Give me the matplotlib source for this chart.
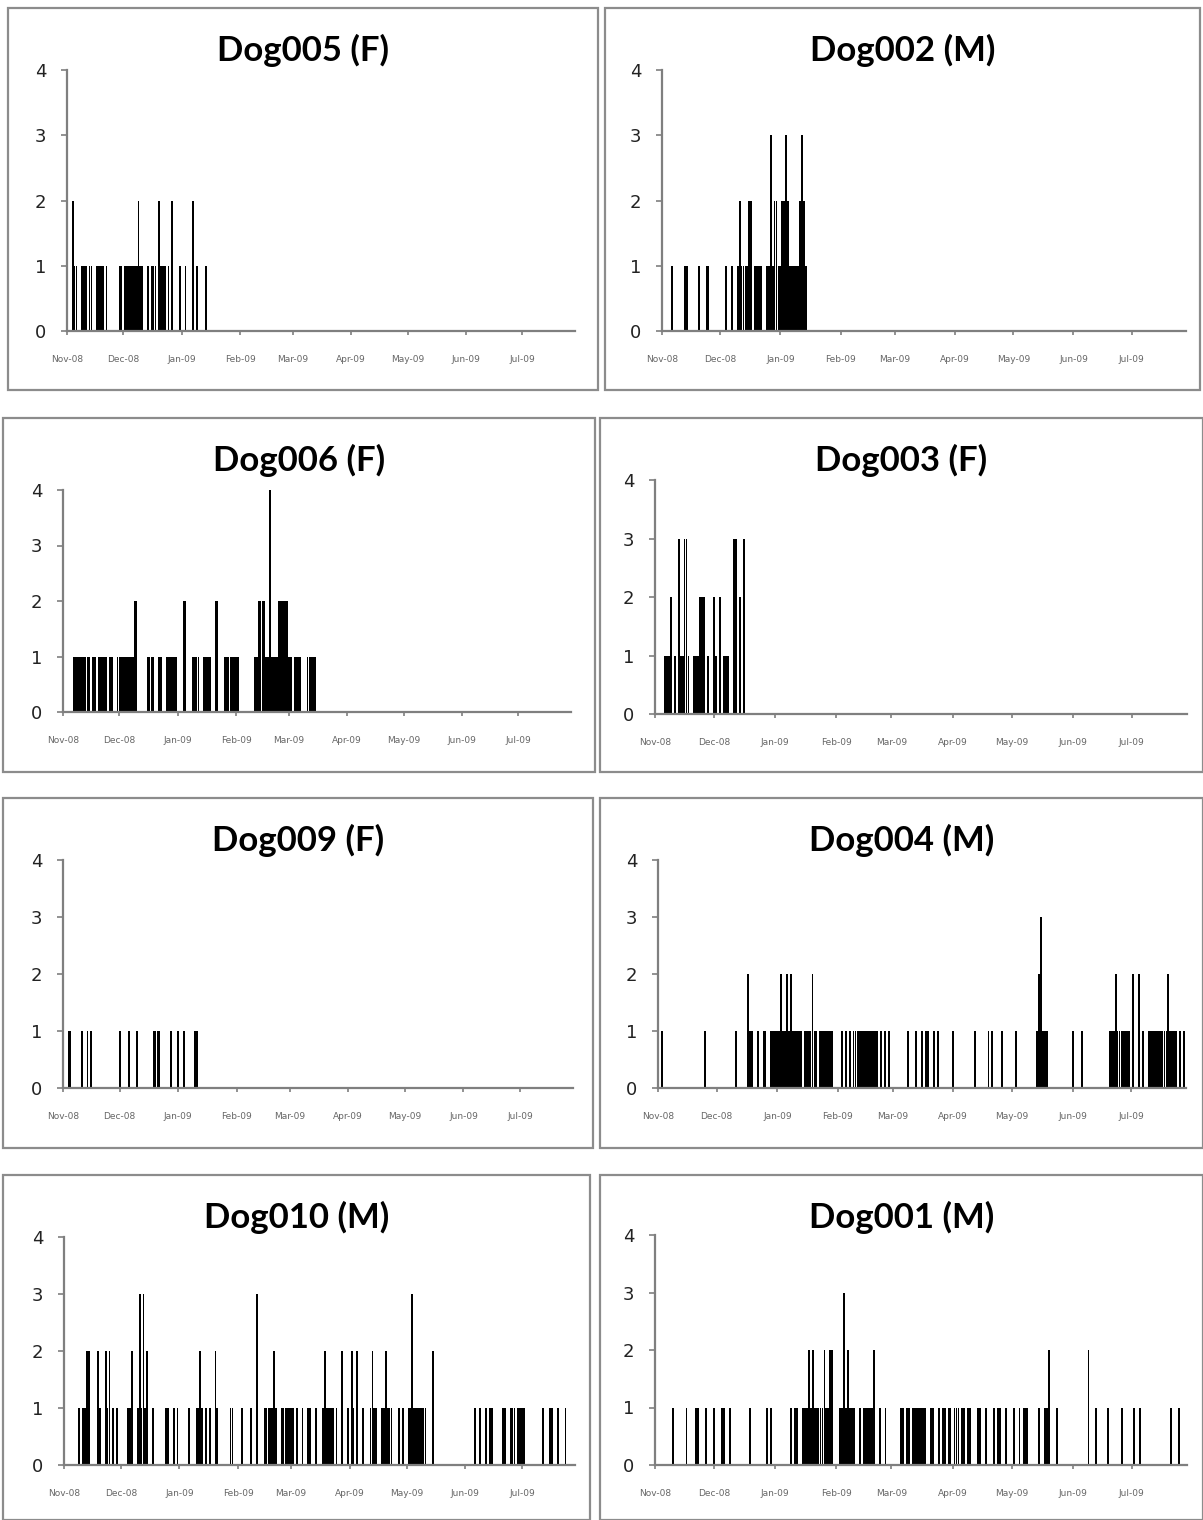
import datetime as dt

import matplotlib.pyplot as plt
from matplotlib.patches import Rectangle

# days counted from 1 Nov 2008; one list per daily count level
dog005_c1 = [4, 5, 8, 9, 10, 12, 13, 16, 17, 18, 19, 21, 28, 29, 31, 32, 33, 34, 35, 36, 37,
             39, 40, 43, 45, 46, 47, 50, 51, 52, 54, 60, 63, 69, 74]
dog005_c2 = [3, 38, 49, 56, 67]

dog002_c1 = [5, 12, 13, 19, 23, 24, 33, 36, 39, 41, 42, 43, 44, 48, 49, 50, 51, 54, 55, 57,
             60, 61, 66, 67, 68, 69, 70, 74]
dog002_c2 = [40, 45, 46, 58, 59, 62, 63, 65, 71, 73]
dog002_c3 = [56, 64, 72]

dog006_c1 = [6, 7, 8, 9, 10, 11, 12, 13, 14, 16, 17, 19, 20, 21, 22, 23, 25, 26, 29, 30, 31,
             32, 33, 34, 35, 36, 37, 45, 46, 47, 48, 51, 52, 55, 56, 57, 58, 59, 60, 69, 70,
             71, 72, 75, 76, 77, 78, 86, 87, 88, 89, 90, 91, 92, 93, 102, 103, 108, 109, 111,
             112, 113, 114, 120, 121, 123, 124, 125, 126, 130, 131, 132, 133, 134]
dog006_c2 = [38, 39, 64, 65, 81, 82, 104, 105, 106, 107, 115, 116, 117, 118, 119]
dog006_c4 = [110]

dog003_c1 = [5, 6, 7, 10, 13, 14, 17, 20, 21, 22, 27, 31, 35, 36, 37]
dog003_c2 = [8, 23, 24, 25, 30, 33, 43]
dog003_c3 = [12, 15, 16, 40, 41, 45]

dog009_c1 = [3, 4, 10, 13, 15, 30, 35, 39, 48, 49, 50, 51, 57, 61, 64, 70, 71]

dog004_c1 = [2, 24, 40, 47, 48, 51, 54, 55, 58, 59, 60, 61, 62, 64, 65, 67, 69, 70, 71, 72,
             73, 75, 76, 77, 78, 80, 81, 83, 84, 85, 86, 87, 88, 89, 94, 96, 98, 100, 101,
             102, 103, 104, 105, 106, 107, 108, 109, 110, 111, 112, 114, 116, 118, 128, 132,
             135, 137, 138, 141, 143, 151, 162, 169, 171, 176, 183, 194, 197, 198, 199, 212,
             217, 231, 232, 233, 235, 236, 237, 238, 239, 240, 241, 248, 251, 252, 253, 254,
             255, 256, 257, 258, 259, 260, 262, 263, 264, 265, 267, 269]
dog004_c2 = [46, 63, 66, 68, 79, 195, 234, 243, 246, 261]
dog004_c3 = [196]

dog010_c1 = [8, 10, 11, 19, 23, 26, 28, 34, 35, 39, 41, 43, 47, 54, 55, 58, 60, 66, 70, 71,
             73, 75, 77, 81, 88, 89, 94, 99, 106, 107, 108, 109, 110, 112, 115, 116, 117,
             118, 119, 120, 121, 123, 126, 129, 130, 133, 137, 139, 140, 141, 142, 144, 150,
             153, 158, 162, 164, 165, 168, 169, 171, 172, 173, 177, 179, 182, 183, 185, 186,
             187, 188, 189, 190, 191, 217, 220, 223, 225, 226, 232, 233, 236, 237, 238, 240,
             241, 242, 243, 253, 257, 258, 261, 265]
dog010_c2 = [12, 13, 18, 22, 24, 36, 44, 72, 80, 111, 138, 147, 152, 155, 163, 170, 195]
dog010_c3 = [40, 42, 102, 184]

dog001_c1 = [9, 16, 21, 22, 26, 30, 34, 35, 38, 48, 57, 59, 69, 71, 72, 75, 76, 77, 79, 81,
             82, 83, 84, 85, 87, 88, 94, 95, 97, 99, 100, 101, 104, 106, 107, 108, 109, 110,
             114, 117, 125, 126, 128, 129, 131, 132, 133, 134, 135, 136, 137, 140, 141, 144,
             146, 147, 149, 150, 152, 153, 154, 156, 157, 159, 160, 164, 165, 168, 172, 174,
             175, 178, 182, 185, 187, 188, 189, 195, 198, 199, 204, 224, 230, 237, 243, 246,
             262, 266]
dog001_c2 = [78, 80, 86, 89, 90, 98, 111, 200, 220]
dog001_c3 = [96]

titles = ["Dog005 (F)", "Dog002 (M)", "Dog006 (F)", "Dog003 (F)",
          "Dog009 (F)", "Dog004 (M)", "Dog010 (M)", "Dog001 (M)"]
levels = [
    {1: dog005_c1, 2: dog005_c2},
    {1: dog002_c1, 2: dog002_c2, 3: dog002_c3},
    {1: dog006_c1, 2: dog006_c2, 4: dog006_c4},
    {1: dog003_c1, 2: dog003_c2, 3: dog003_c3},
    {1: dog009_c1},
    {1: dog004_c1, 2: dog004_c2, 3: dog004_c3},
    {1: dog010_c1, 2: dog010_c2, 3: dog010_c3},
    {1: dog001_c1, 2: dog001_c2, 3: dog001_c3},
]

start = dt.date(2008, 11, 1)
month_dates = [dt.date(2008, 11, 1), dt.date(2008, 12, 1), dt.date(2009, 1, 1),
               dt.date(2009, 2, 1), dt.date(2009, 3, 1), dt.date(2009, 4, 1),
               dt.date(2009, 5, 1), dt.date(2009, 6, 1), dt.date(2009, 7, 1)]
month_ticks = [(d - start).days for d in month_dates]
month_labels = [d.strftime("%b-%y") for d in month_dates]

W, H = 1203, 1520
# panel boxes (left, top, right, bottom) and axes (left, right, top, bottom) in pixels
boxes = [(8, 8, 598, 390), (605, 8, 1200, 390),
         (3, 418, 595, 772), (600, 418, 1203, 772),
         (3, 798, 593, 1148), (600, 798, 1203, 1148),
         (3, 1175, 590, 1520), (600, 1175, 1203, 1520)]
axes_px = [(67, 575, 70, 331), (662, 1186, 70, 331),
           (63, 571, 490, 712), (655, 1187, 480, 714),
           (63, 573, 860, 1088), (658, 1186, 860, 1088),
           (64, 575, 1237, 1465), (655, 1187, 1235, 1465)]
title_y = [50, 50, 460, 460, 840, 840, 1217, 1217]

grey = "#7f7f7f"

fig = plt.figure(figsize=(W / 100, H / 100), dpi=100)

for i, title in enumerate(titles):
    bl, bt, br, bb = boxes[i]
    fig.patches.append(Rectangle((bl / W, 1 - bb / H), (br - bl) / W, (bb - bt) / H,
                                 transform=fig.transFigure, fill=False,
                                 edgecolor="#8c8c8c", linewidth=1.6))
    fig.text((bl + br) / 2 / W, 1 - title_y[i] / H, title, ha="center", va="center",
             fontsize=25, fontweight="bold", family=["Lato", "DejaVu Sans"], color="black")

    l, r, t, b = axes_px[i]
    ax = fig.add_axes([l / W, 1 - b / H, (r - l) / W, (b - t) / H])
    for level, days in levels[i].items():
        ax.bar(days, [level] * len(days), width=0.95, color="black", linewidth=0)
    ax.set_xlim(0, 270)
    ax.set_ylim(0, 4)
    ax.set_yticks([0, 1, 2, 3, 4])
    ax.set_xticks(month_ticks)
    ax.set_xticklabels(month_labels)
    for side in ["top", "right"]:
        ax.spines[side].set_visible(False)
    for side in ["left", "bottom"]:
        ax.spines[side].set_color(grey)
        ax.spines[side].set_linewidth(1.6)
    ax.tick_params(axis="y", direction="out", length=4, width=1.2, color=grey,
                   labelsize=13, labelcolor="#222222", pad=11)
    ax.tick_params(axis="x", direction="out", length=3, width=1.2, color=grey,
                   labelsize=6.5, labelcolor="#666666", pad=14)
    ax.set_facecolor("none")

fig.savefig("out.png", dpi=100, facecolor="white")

● ● ● ● ●

WORK TO BE COMPLETED =
Repeat, with no pictures, each line from the beginning of the data through the line containing "from matplotlib.patches import Rectangle", inclusive.

TASK RESPONSE =
Give me the matplotlib source for this chart.
import datetime as dt

import matplotlib.pyplot as plt
from matplotlib.patches import Rectangle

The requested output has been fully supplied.